Ein solches Ergebnis widerspräche der vom BFH wiederholt hervorgehobenen haftungsrechtlichen Sonderstellung der Lohnsteuer, die den Geschäftsführer zur vorrangigen und ungekürzten Abführung der Lohnsteuern an das FA vor der Begleichung sonstiger Verbindlichkeiten verpflichtet (z.B. Urteile vom 20. April 1982 VII R 96/79, BFHE 135, 416, BStBl II 1982, 521; vom 26. Juli 1988 VII R 83/87, BFHE 153, 512, BStBl II 1988, 859; in BFHE 192, 249, BStBl II 2001, 271). Wer sich dieser Pflicht entsprechend verhält, verhält sich dem Fiskus gegenüber gerade nicht pflichtwidrig. Es muss deshalb sichergestellt werden, dass die --im Verhältnis zu sonstigen Zahlungen-- überproportionale Tilgung der Lohnsteuer nicht dazu führt, dass sich die Haftungsquote hinsichtlich der übrigen Steuerverbindlichkeiten zu Lasten des Haftungsschuldners erhöht.

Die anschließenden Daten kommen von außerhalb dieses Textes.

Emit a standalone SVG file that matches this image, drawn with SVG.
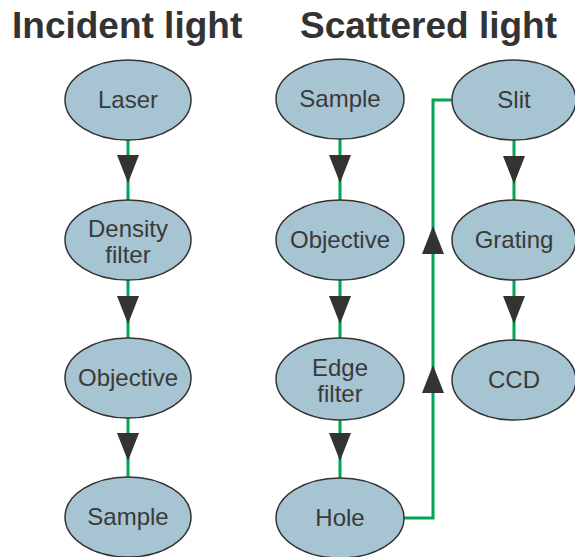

b) Der Senatsentscheidung vom 7. November 1989 VII R 34/87 (BFHE 159, 106, BStBl II 1990, 201) ist nichts anderes zu entnehmen. Dort hatte der Senat zwar die ausstehenden Löhne und Gehälter den Gesamtverbindlichkeiten zugerechnet, jedoch gibt der Sachverhalt keinen Hinweis darauf, dass auf die Lohnsteuern im Haftungszeitraum Zahlungen geleistet worden waren.

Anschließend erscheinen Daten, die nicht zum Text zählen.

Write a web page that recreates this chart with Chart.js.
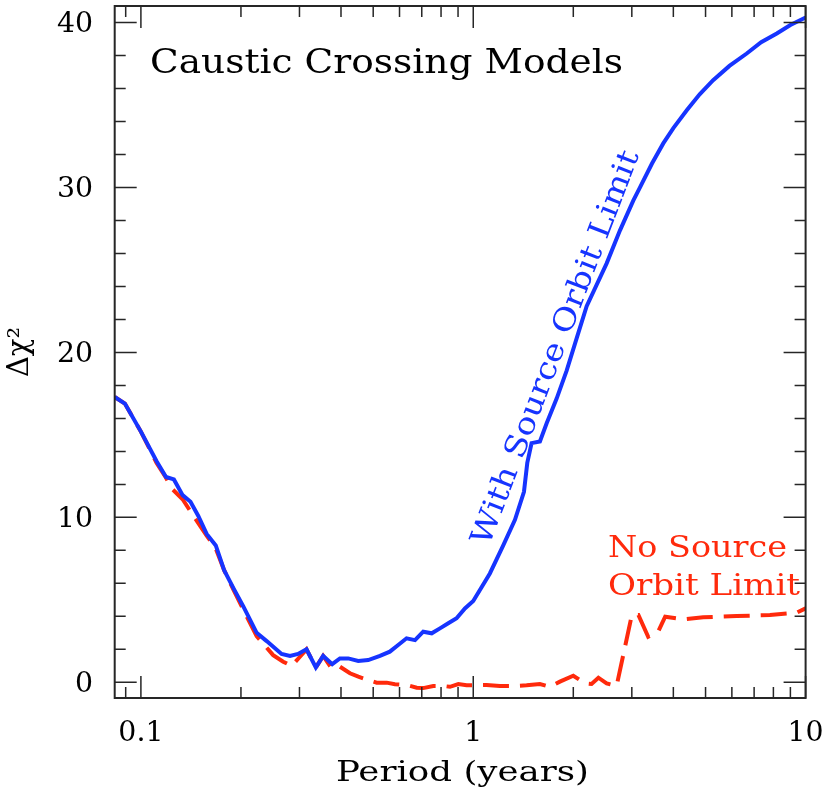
<!DOCTYPE html>
<html>
<head>
<meta charset="utf-8">
<script src="https://cdn.jsdelivr.net/npm/chart.js@4.4.1/dist/chart.umd.min.js"></script>
<style>
  html, body { margin: 0; padding: 0; background: #fff; }
  canvas { display: block; }
</style>
</head>
<body>
<canvas id="chart" width="831" height="796"></canvas>
<script>
// period (years) and delta chi^2
const blueP = [0.0834, 0.0895, 0.1, 0.1115, 0.119, 0.1257, 0.1335, 0.141, 0.1487, 0.1577,
  0.168, 0.178, 0.19, 0.2033, 0.223, 0.239, 0.265, 0.281, 0.297, 0.315,
  0.336, 0.3535, 0.3764, 0.397, 0.4206, 0.4508, 0.483, 0.524, 0.561, 0.5945,
  0.63, 0.668, 0.707, 0.75, 0.794, 0.841, 0.891, 0.944, 1.0, 1.122,
  1.231, 1.335, 1.421, 1.454, 1.498, 1.587, 1.663, 1.782, 1.91, 2.05,
  2.194, 2.52, 2.764, 3.03, 3.175, 3.45, 3.73, 4.0, 4.39, 4.8,
  5.27, 5.9, 6.65, 7.35, 8.19, 9.0, 10];
const blueChi = [17.3, 16.9, 15.2, 13.4, 12.45, 12.3, 11.35, 10.95, 10.1, 9.0,
  8.3, 6.8, 5.7, 4.6, 3.0, 2.5, 1.72, 1.6, 1.72, 2.0,
  0.9, 1.6, 1.1, 1.45, 1.45, 1.3, 1.35, 1.6, 1.86, 2.26,
  2.67, 2.56, 3.07, 2.97, 3.27, 3.58, 3.88, 4.48, 4.93, 6.6,
  8.3, 9.85, 11.55, 13.3, 14.5, 14.6, 15.7, 17.2, 18.9, 20.9,
  22.8, 25.4, 27.4, 29.2, 30.0, 31.45, 32.67, 33.6, 34.68, 35.65,
  36.5, 37.37, 38.12, 38.8, 39.33, 39.85, 40.3];

const redP = [0.0834, 0.0895, 0.1, 0.1115, 0.119, 0.1237, 0.1335, 0.1454, 0.1577, 0.168,
  0.178, 0.19, 0.2033, 0.223, 0.25, 0.268, 0.284, 0.301, 0.315, 0.336,
  0.3535, 0.375, 0.397, 0.4256, 0.451, 0.483, 0.512, 0.549, 0.581, 0.63,
  0.676, 0.707, 0.758, 0.812, 0.851, 0.902, 0.955, 1.0, 1.097, 1.203,
  1.32, 1.447, 1.587, 1.7, 1.823, 2.0, 2.17, 2.27, 2.38, 2.52,
  2.7, 3.0, 3.14, 3.36, 3.6, 3.78, 4.28, 4.92, 6.2, 7.81,
  9.4, 10];
const redChi = [17.3, 16.9, 15.2, 13.3, 12.4, 11.76, 11.1, 9.95, 8.9, 8.1,
  6.8, 5.6, 4.4, 2.8, 1.65, 1.25, 1.0, 1.55, 2.0, 0.9,
  1.6, 0.85, 0.95, 0.55, 0.34, 0.14, -0.02, -0.02, -0.12, -0.16,
  -0.33, -0.35, -0.22, -0.22, -0.27, -0.1, -0.18, -0.18, -0.16, -0.22,
  -0.22, -0.18, -0.1, -0.27, 0.04, 0.4, -0.06, -0.1, 0.28, -0.06,
  -0.22, 4.08, 4.08, 2.76, 3.07, 3.98, 3.82, 3.94, 4.02, 4.08,
  4.22, 4.48];

const xTickValues = [0.1, 1, 10];
const xTickLabels = ['0.1', '1', '10'];
const yTickValues = [0, 10, 20, 30, 40];
const yTickLabels = ['0', '10', '20', '30', '40'];

const BLUE = 'rgb(22,52,255)';
const RED = 'rgb(255,42,12)';
const FONT = '"DejaVu Serif", serif';

function toPoints(xs, ys) {
  return xs.map((v, i) => ({ x: v, y: ys[i] }));
}

// text with its own horizontal stretch, to get the wide plotter look
function drawText(ctx, str, x, y, size, opts) {
  const o = opts || {};
  ctx.save();
  ctx.font = size + 'px ' + FONT;
  const w = ctx.measureText(str).width;
  const sx = o.width ? o.width / w : (o.sx || 1);
  ctx.translate(x, y);
  if (o.angle) ctx.rotate(o.angle);
  ctx.scale(sx, 1);
  ctx.fillStyle = o.color || '#000';
  ctx.textAlign = o.align || 'left';
  ctx.textBaseline = 'alphabetic';
  ctx.fillText(str, 0, 0);
  ctx.restore();
}

const framePlugin = {
  id: 'frame',
  afterDatasetsDraw(chart) {
    const { ctx, chartArea: a, scales: { x, y } } = chart;
    ctx.save();
    ctx.strokeStyle = '#262626';
    ctx.lineWidth = 1.5;
    ctx.beginPath();
    const xMinor = [0.09];
    for (let d = 0.1; d < 10; d *= 10) {
      for (let k = 2; k <= 9; k++) xMinor.push(+(k * d).toFixed(3));
    }
    xMinor.forEach(v => {
      const p = x.getPixelForValue(v);
      ctx.moveTo(p, a.bottom); ctx.lineTo(p, a.bottom - 11);
      ctx.moveTo(p, a.top); ctx.lineTo(p, a.top + 11);
    });
    xTickValues.forEach(v => {
      const p = x.getPixelForValue(v);
      ctx.moveTo(p, a.bottom); ctx.lineTo(p, a.bottom - 22);
      ctx.moveTo(p, a.top); ctx.lineTo(p, a.top + 22);
    });
    for (let v = 0; v <= 40; v += 2) {
      const p = y.getPixelForValue(v);
      const len = v % 10 === 0 ? 22 : 11;
      ctx.moveTo(a.left, p); ctx.lineTo(a.left + len, p);
      ctx.moveTo(a.right, p); ctx.lineTo(a.right - len, p);
    }
    ctx.stroke();
    ctx.lineWidth = 2;
    ctx.strokeRect(a.left, a.top, a.right - a.left, a.bottom - a.top);
    ctx.restore();
  },
  afterDraw(chart) {
    const { ctx, scales: { x, y } } = chart;
    // tick labels
    yTickValues.forEach((v, i) => {
      drawText(ctx, yTickLabels[i], 93, y.getPixelForValue(v) + 10, 27, { align: 'right', sx: 1.05 });
    });
    xTickValues.forEach((v, i) => {
      drawText(ctx, xTickLabels[i], x.getPixelForValue(v), 741, 27, { align: 'center', sx: 1.05 });
    });
    // axis titles
    drawText(ctx, 'Period (years)', 462.5, 781, 27, { align: 'center', width: 253 });
    drawText(ctx, 'Δχ²', 28, 352, 29, { align: 'center', angle: -Math.PI / 2 });
    // annotations
    drawText(ctx, 'Caustic Crossing Models', 150, 73, 34, { width: 473 });
    drawText(ctx, 'With Source Orbit Limit', 564, 351, 30,
      { align: 'center', width: 420, angle: -69 * Math.PI / 180, color: BLUE });
    drawText(ctx, 'No Source', 608, 557, 30, { width: 179, color: RED });
    drawText(ctx, 'Orbit Limit', 608, 595, 30, { width: 192, color: RED });
  }
};

new Chart(document.getElementById('chart'), {
  type: 'line',
  data: {
    datasets: [
      {
        label: 'With Source Orbit Limit',
        data: toPoints(blueP, blueChi),
        borderColor: BLUE,
        borderWidth: 4,
        pointRadius: 0,
        tension: 0,
        order: 0
      },
      {
        label: 'No Source Orbit Limit',
        data: toPoints(redP, redChi),
        borderColor: RED,
        borderWidth: 4,
        borderDash: [26, 11],
        pointRadius: 0,
        tension: 0,
        order: 1
      }
    ]
  },
  options: {
    responsive: false,
    animation: false,
    devicePixelRatio: 1,
    layout: { padding: { top: 6, right: 25.4, left: 0, bottom: 0 } },
    plugins: { legend: { display: false }, tooltip: { enabled: false } },
    scales: {
      x: {
        type: 'logarithmic',
        min: 0.0834,
        max: 10,
        grid: { display: false },
        border: { display: false },
        ticks: { display: false },
        afterFit(s) { s.height = 98; s.paddingLeft = 0; s.paddingRight = 0; }
      },
      y: {
        type: 'linear',
        min: -0.95,
        max: 41,
        grid: { display: false },
        border: { display: false },
        ticks: { display: false },
        afterFit(s) { s.width = 114.7; s.paddingTop = 0; s.paddingBottom = 0; }
      }
    }
  },
  plugins: [framePlugin]
});
</script>
</body>
</html>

c) Der Auffassung des Klägers, die Gleichstellung des Fiskus auch als Lohnsteuergläubiger mit den sonstigen Gläubigern bei der Anfechtung von in kritischer Zeit geleisteten Zahlungen der Gesellschaft durch den Insolvenzverwalter in BGHZ 157, 350 gebiete die Berücksichtigung der auf die Lohnsteuer 1993 geleisteten Zahlung in gleicher Weise wie aller sonstigen Zahlungen, ist nicht zu folgen. Der Kläger übersieht, dass die angestrebte Berücksichtigung dieser Zahlung notwendig auch die Berücksichtigung des Lohnsteuerrückstandes 1993 bei der Ermittlung der Gesamtverbindlichkeiten --sozusagen als Gegenbuchung-- voraussetzt. Der vom BFH hervorgehobene Tilgungsvorrang der Lohnsteuer mit der Folge der --nur durch die Auszahlung gekürzter Löhne beschränkten-- Vollhaftung des Geschäftsführers bei Nichtabführung ist insoweit ohne Bedeutung.
d) Die Beteiligten sind sich einig, dass die Berechnung des FA diesen Vorgaben gerecht wird, d.h. dass die rückständigen Lohnsteuern 1993 in den der Ermittlung der Haftungsquote zugrunde gelegten Gesamtverbindlichkeiten nicht enthalten waren. Dann aber ist eine Berücksichtigung der darauf geleisteten Zahlung von 70 000 DM nicht zu rechtfertigen. Die Entscheidung des FG erweist sich damit als zutreffend.